A lo mejor, apenas vale la pena de fijarse en las diferencias existentes entre aquellos que mantienen cierto nivel de compromiso con la agenda de la reforma agraria; en el caso de Brasil, entre los movimientos sociales y los agentes del gobierno federal responsables por la implementación de las políticas de reforma agraria. Cuanto más visibles y agudas se hicieran dichas diferencias (que, a menudo, parecen ser más pequeñitas), mejor. Esa parece ser la directriz general. El contenido de los debates de la conferencia no merece ni siquiera una línea. Y no la merece no por el olvido o la distracción de reporteros y editores, no la merece porque al sistema no le importa de poder discutir dichas cuestiones en serio.

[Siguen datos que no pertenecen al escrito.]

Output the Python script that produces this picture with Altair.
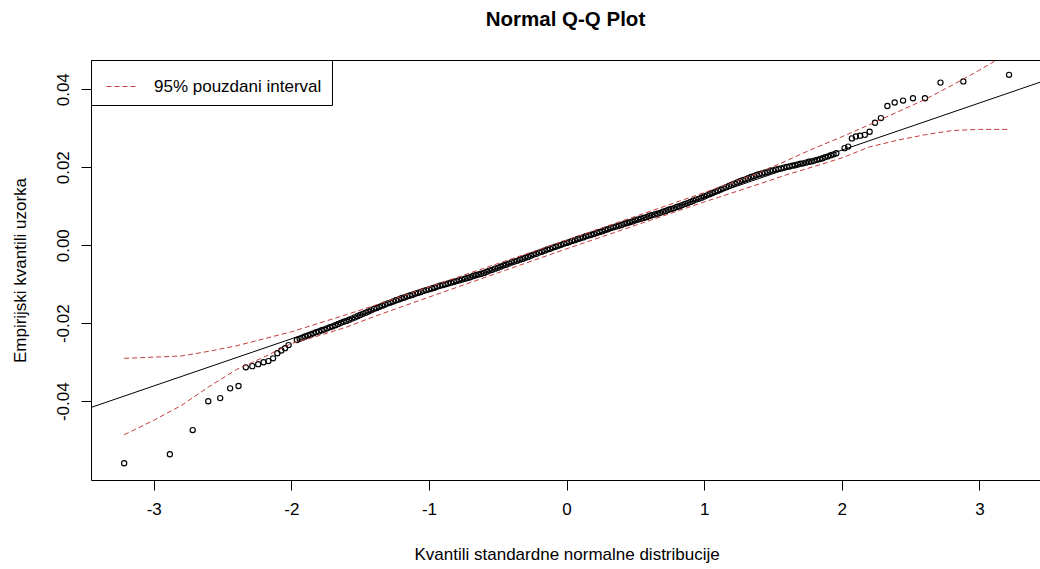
import altair as alt
import numpy as np
import pandas as pd

FONT = "Liberation Sans"

# Theoretical quantiles (x) and sample quantiles (y) of the lowest ordered observations
left_tail_q = [-3.215, -2.883, -2.717, -2.604, -2.517, -2.445, -2.384, -2.331, -2.284,
               -2.241, -2.202, -2.167, -2.133, -2.102, -2.073, -2.046, -2.020]
left_tail_v = [-0.0559, -0.0536, -0.0474, -0.0400, -0.0392, -0.0367, -0.0361, -0.0313, -0.0310,
               -0.0305, -0.0300, -0.0297, -0.0290, -0.0277, -0.0270, -0.0264, -0.0256]

# Dense central body of the sample: quantiles from -1.96 to 1.96 in steps of 0.02
band_start = -1.96
band_step = 0.02
band_v = [
    -0.0243, -0.0240, -0.0237,
    -0.0234, -0.0231, -0.0229, -0.0226, -0.0223,
    -0.0221, -0.0218, -0.0216, -0.0213, -0.0210,
    -0.0208, -0.0205, -0.0202, -0.0199, -0.0196,
    -0.0194, -0.0191, -0.0188, -0.0185, -0.0182,
    -0.0179, -0.0176, -0.0173, -0.0170, -0.0167,
    -0.0163, -0.0161, -0.0158, -0.0155, -0.0152,
    -0.0149, -0.0147, -0.0144, -0.0141, -0.0139,
    -0.0136, -0.0134, -0.0131, -0.0129, -0.0127,
    -0.0124, -0.0122, -0.0120, -0.0117, -0.0115,
    -0.0113, -0.0111, -0.0109, -0.0106, -0.0104,
    -0.0102, -0.0100, -0.0098, -0.0096, -0.0094,
    -0.0092, -0.0090, -0.0088, -0.0086, -0.0084,
    -0.0082, -0.0079, -0.0077, -0.0075, -0.0073,
    -0.0071, -0.0068, -0.0065, -0.0063, -0.0060,
    -0.0058, -0.0055, -0.0052, -0.0050, -0.0047,
    -0.0044, -0.0042, -0.0040, -0.0037, -0.0035,
    -0.0032, -0.0030, -0.0027, -0.0024, -0.0022,
    -0.0019, -0.0017, -0.0014, -0.0011, -0.0009,
    -0.0006, -0.0004, -0.0001, 0.0001, 0.0004,
    0.0006, 0.0008, 0.0011, 0.0013, 0.0016,
    0.0018, 0.0020, 0.0023, 0.0025, 0.0027,
    0.0029, 0.0032, 0.0034, 0.0036, 0.0039,
    0.0041, 0.0044, 0.0046, 0.0048, 0.0050,
    0.0052, 0.0055, 0.0057, 0.0059, 0.0061,
    0.0064, 0.0066, 0.0068, 0.0070, 0.0072,
    0.0075, 0.0077, 0.0079, 0.0081, 0.0083,
    0.0086, 0.0088, 0.0091, 0.0093, 0.0095,
    0.0098, 0.0100, 0.0103, 0.0106, 0.0108,
    0.0111, 0.0114, 0.0117, 0.0119, 0.0122,
    0.0125, 0.0128, 0.0131, 0.0134, 0.0137,
    0.0140, 0.0143, 0.0146, 0.0149, 0.0152,
    0.0155, 0.0158, 0.0161, 0.0164, 0.0167,
    0.0169, 0.0172, 0.0175, 0.0177, 0.0180,
    0.0182, 0.0184, 0.0186, 0.0188, 0.0191,
    0.0192, 0.0194, 0.0196, 0.0197, 0.0199,
    0.0201, 0.0202, 0.0204, 0.0205, 0.0207,
    0.0209, 0.0210, 0.0212, 0.0214, 0.0215,
    0.0217, 0.0219, 0.0221, 0.0223, 0.0226,
    0.0228, 0.0231, 0.0233, 0.0236,
]

# Highest ordered observations
right_tail_q = [2.020, 2.046, 2.073, 2.102, 2.133, 2.167, 2.202, 2.241, 2.284,
                2.331, 2.384, 2.445, 2.517, 2.604, 2.717, 2.883, 3.215]
right_tail_v = [0.0249, 0.0253, 0.0274, 0.0279, 0.0281, 0.0283, 0.0291, 0.0314, 0.0326,
                0.0357, 0.0366, 0.0371, 0.0377, 0.0377, 0.0417, 0.0420, 0.0437]

# Reference line through the quartiles (end points at the plot edges)
ref_line_q = [-3.456, 3.44]
ref_line_v = [-0.0416, 0.0418]

# 95% pointwise confidence envelope
env_q = [-3.215, -3.0, -2.8, -2.6, -2.4, -2.2, -2.0, -1.8, -1.6, -1.4, -1.2, -1.0, -0.5,
         0.0, 0.5, 1.0, 1.2, 1.4, 1.6, 1.8, 2.0, 2.2, 2.4, 2.6, 2.8, 3.0, 3.215]
env_upper = [-0.0290, -0.0287, -0.0284, -0.0272, -0.0258, -0.0240, -0.0222, -0.0200, -0.0178,
             -0.0155, -0.0131, -0.0107, -0.0047, 0.0013, 0.0074, 0.0135, 0.0160, 0.0186,
             0.0217, 0.0249, 0.0278, 0.0309, 0.0341, 0.0373, 0.0410, 0.0449, 0.0494]
env_lower = [-0.0486, -0.0449, -0.0411, -0.0363, -0.0319, -0.0287, -0.0252, -0.0232, -0.0210,
             -0.0183, -0.0158, -0.0133, -0.0071, -0.0009, 0.0051, 0.0111, 0.0134, 0.0157,
             0.0181, 0.0202, 0.0224, 0.0252, 0.0269, 0.0283, 0.0294, 0.0297, 0.0297]

ENV_LABEL = "95% pouzdani interval"
ENV_COLOR = "#c43c3c"

band_q = np.round(band_start + band_step * np.arange(len(band_v)), 2)
points = pd.DataFrame({
    "q": list(left_tail_q) + list(band_q) + list(right_tail_q),
    "v": list(left_tail_v) + list(band_v) + list(right_tail_v),
})
ref_line = pd.DataFrame({"q": ref_line_q, "v": ref_line_v})
envelope = pd.concat([
    pd.DataFrame({"q": env_q, "v": env_upper, "bound": "upper", "label": ENV_LABEL}),
    pd.DataFrame({"q": env_q, "v": env_lower, "bound": "lower", "label": ENV_LABEL}),
])

x_scale = alt.Scale(domain=[-3.456, 3.44], nice=False, zero=False)
y_scale = alt.Scale(domain=[-0.0602, 0.0475], nice=False, zero=False)

x_axis = alt.Axis(
    values=[-3, -2, -1, 0, 1, 2, 3],
    labelExpr="replace(format(datum.value, 'd'), '\u2212', '-')",
    tickSize=10, labelPadding=11, grid=False, domain=False,
    labelFlush=False, labelOverlap=False,
    labelFont=FONT, labelFontSize=17, labelColor="black",
    tickColor="black", tickWidth=1,
    title="Kvantili standardne normalne distribucije",
    titleFont=FONT, titleFontSize=17, titleFontWeight="normal", titleColor="black",
    titleX=475.6, titleY=79, titleAlign="center", titleBaseline="alphabetic",
)
y_axis = alt.Axis(
    values=[-0.04, -0.02, 0.0, 0.02, 0.04],
    labelExpr="replace(format(datum.value, '.2f'), '\u2212', '-')",
    labelAngle=270, labelAlign="center", labelBaseline="alphabetic",
    tickSize=10, labelPadding=13, grid=False, domain=False,
    labelFlush=False, labelOverlap=False,
    labelFont=FONT, labelFontSize=17, labelColor="black",
    tickColor="black", tickWidth=1,
    title="Empirijski kvantili uzorka",
    titleFont=FONT, titleFontSize=17, titleFontWeight="normal", titleColor="black",
    titleAngle=270, titleX=-71, titleY=210, titleAlign="center", titleBaseline="middle",
)

pts = alt.Chart(points).mark_point(
    shape="circle", filled=False, size=27, strokeWidth=1.15, color="black", opacity=1
).encode(
    x=alt.X("q:Q", scale=x_scale, axis=x_axis),
    y=alt.Y("v:Q", scale=y_scale, axis=y_axis),
)

line = alt.Chart(ref_line).mark_line(color="black", strokeWidth=1, clip=True).encode(
    x=alt.X("q:Q", scale=x_scale),
    y=alt.Y("v:Q", scale=y_scale),
)

env = alt.Chart(envelope).mark_line(strokeWidth=1, strokeDash=[5, 3], clip=True).encode(
    x=alt.X("q:Q", scale=x_scale),
    y=alt.Y("v:Q", scale=y_scale),
    detail="bound:N",
    color=alt.Color(
        "label:N",
        scale=alt.Scale(domain=[ENV_LABEL], range=[ENV_COLOR]),
        legend=alt.Legend(
            title=None, orient="top-left", offset=0, padding=10,
            strokeColor="black", fillColor="white", cornerRadius=0,
            symbolType="stroke", symbolSize=1024, symbolStrokeWidth=1,
            symbolStrokeColor=ENV_COLOR, symbolDash=[5, 3], symbolOffset=5,
            labelOffset=15, labelFontSize=17, labelFont=FONT,
            labelColor="black", labelLimit=0,
        ),
    ),
)

chart = alt.layer(line, pts, env).properties(
    width=949,
    height=420,
    padding={"left": 91, "top": 60, "right": 0, "bottom": 89},
    autosize=alt.AutoSizeParams(type="none"),
    background="white",
    title=alt.TitleParams(
        text="Normal Q-Q Plot", fontSize=20.5, fontWeight="bold", font=FONT,
        color="black", anchor="middle", baseline="alphabetic", offset=13, frame="group",
    ),
).configure_view(
    stroke="black", strokeWidth=1
)

chart.save("out.html", embed_options={"renderer": "svg", "actions": False})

Y eso se debe a que hasta la información pasó a involucrarse en el concepto de territorio. Y por lo tanto, su control representa una “conditio sine qua non” para la manutención del control del territorio y del poder. Hasta los conflictos relacionados a la disputa por el acceso a tierra y agua, para citar apenas estos dos recursos, se convierten en conflictos relacionados al control de la información. Y ese último control se convierte por su parte en una condición estratégica para la manutención de otras clases de control.

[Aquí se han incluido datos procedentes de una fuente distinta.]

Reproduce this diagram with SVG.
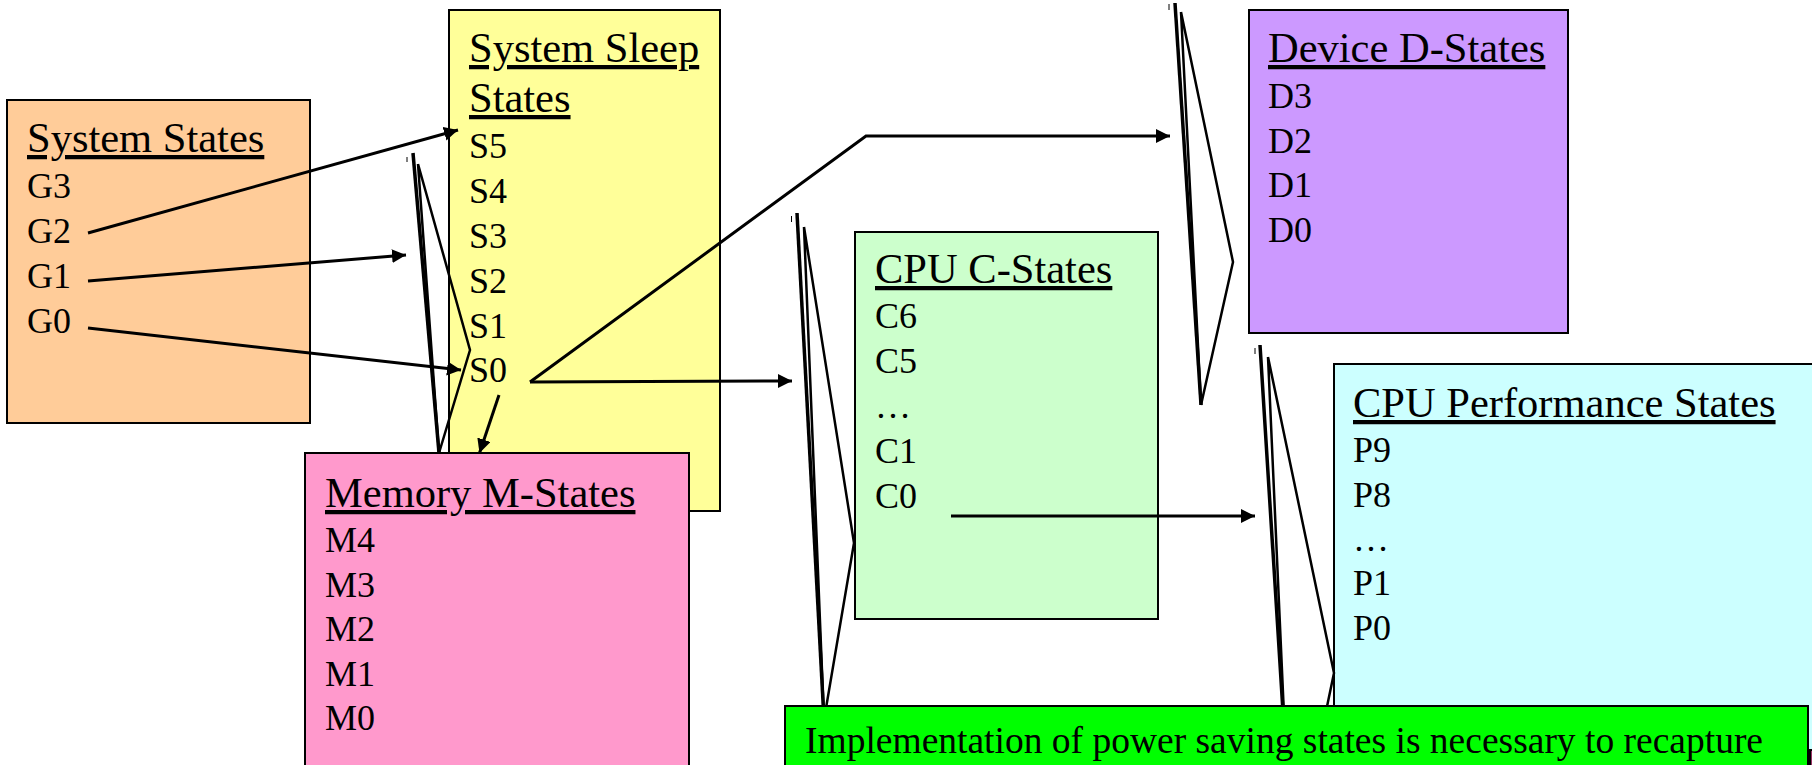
<svg xmlns="http://www.w3.org/2000/svg" width="1812" height="765" viewBox="0 0 1812 765">
<defs>
<marker id="ah" markerUnits="userSpaceOnUse" markerWidth="16" markerHeight="16" refX="14" refY="7" orient="auto">
<path d="M0,0 L14,7 L0,14 z" fill="#000"/>
</marker>
<style>
.box{stroke:#000;stroke-width:2}
.t{font-family:"Liberation Serif","Times New Roman",serif;font-size:42.5px;fill:#000;text-decoration:underline}
.i{font-family:"Liberation Serif","Times New Roman",serif;font-size:36px;fill:#000}
.b{font-family:"Liberation Serif","Times New Roman",serif;font-size:37.5px;fill:#000}
.a{fill:none;stroke:#000;stroke-width:3}
.k1{fill:none;stroke:#000;stroke-width:3.5}
.k2{fill:none;stroke:#000;stroke-width:2.5}
.tk{fill:none;stroke:#000;stroke-width:1}
</style>
</defs>
<rect width="1812" height="765" fill="#fff"/>

<g id="system-states">
<rect class="box" x="7" y="100" width="303" height="323" fill="#FFCC99"/>
<text class="t" x="27" y="152">System States</text>
<text class="i" x="27" y="198">G3</text>
<text class="i" x="27" y="243">G2</text>
<text class="i" x="27" y="288">G1</text>
<text class="i" x="27" y="333">G0</text>
</g>

<g id="system-sleep-states">
<rect class="box" x="449" y="10" width="271" height="501" fill="#FFFF99"/>
<text class="t" x="469" y="62">System Sleep</text>
<text class="t" x="469" y="112">States</text>
<text class="i" x="469" y="158">S5</text>
<text class="i" x="469" y="203">S4</text>
<text class="i" x="469" y="248">S3</text>
<text class="i" x="469" y="293">S2</text>
<text class="i" x="469" y="338">S1</text>
<text class="i" x="469" y="382">S0</text>
</g>

<g id="device-d-states">
<rect class="box" x="1249" y="10" width="319" height="323" fill="#CC99FF"/>
<text class="t" x="1268" y="62">Device D-States</text>
<text class="i" x="1268" y="108">D3</text>
<text class="i" x="1268" y="153">D2</text>
<text class="i" x="1268" y="197">D1</text>
<text class="i" x="1268" y="242">D0</text>
</g>

<g id="cpu-c-states">
<rect class="box" x="855" y="232" width="303" height="387" fill="#CCFFCC"/>
<text class="t" x="875" y="283">CPU C-States</text>
<text class="i" x="875" y="328">C6</text>
<text class="i" x="875" y="373">C5</text>
<text class="i" x="875" y="418">…</text>
<text class="i" x="875" y="463">C1</text>
<text class="i" x="875" y="508">C0</text>
</g>

<g id="cpu-performance-states">
<rect class="box" x="1334" y="364" width="500" height="420" fill="#CCFFFF"/>
<text class="t" x="1353" y="417">CPU Performance States</text>
<text class="i" x="1353" y="462">P9</text>
<text class="i" x="1353" y="507">P8</text>
<text class="i" x="1353" y="551">…</text>
<text class="i" x="1353" y="595">P1</text>
<text class="i" x="1353" y="640">P0</text>
</g>

<g id="connectors">
<path class="a" d="M88,233 L458,130" marker-end="url(#ah)"/>
<path class="a" d="M88,281 L406,255" marker-end="url(#ah)"/>
<path class="a" d="M88,328 L461,370" marker-end="url(#ah)"/>
<path class="a" d="M530,382 L792,381" marker-end="url(#ah)"/>
<path class="a" d="M530,382 L866,136 L1170,136" marker-end="url(#ah)"/>
<path class="a" d="M499,395 L479.5,453" marker-end="url(#ah)"/>
<path class="a" d="M951,516 L1255,516" marker-end="url(#ah)"/>

<line class="tk" x1="407" y1="157" x2="407" y2="162"/>
<path class="k1" d="M413,153 L439,453"/>
<path class="k2" d="M418,164 L439,453 M418,164 L470,350 L439,453"/>

<line class="tk" x1="791.5" y1="216" x2="791.5" y2="222"/>
<path class="k1" d="M797,213 L824,720"/>
<path class="k2" d="M804,227 L824,720 M804,227 L854,543 L824,720"/>

<line class="tk" x1="1169" y1="4" x2="1169" y2="10"/>
<path class="k1" d="M1175,3 L1201,405"/>
<path class="k2" d="M1181,12 L1201,405 M1181,12 L1233,262 L1201,405"/>

<line class="tk" x1="1255" y1="348" x2="1255" y2="354"/>
<path class="k1" d="M1260,345 L1286,760"/>
<path class="k2" d="M1268,357 L1286,760 M1268,357 L1334,673 L1320,740"/>
</g>

<g id="memory-m-states">
<rect class="box" x="305" y="453" width="384" height="330" fill="#FF99CC"/>
<text class="t" x="325" y="507">Memory M-States</text>
<text class="i" x="325" y="552">M4</text>
<text class="i" x="325" y="597">M3</text>
<text class="i" x="325" y="641">M2</text>
<text class="i" x="325" y="686">M1</text>
<text class="i" x="325" y="730">M0</text>
</g>

<g id="note">
<rect class="box" x="785" y="706" width="1023" height="80" fill="#00FF00"/>
<text class="b" x="805" y="753">Implementation of power saving states is necessary to recapture</text>
</g>

<g id="edge-fragment">
<rect x="1810" y="750" width="4" height="20" fill="#993366" stroke="#000" stroke-width="2"/>
</g>
</svg>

Así que, el silencio mediático en torno a los debates de la conferencia de Porto Alegre pertenece a una clase extremadamente ruidosa ya que revela, de manera ejemplar, la íntima relación existente entre el control de los recursos naturales y de lo de la información. Ignorar eso significa tomar un atajo para, quizás al cabo de 20 años, acompañar a la repetición del mismo fenómeno hacia una posible tercera conferencia mundial sobre reforma agraria y desarrollo rural.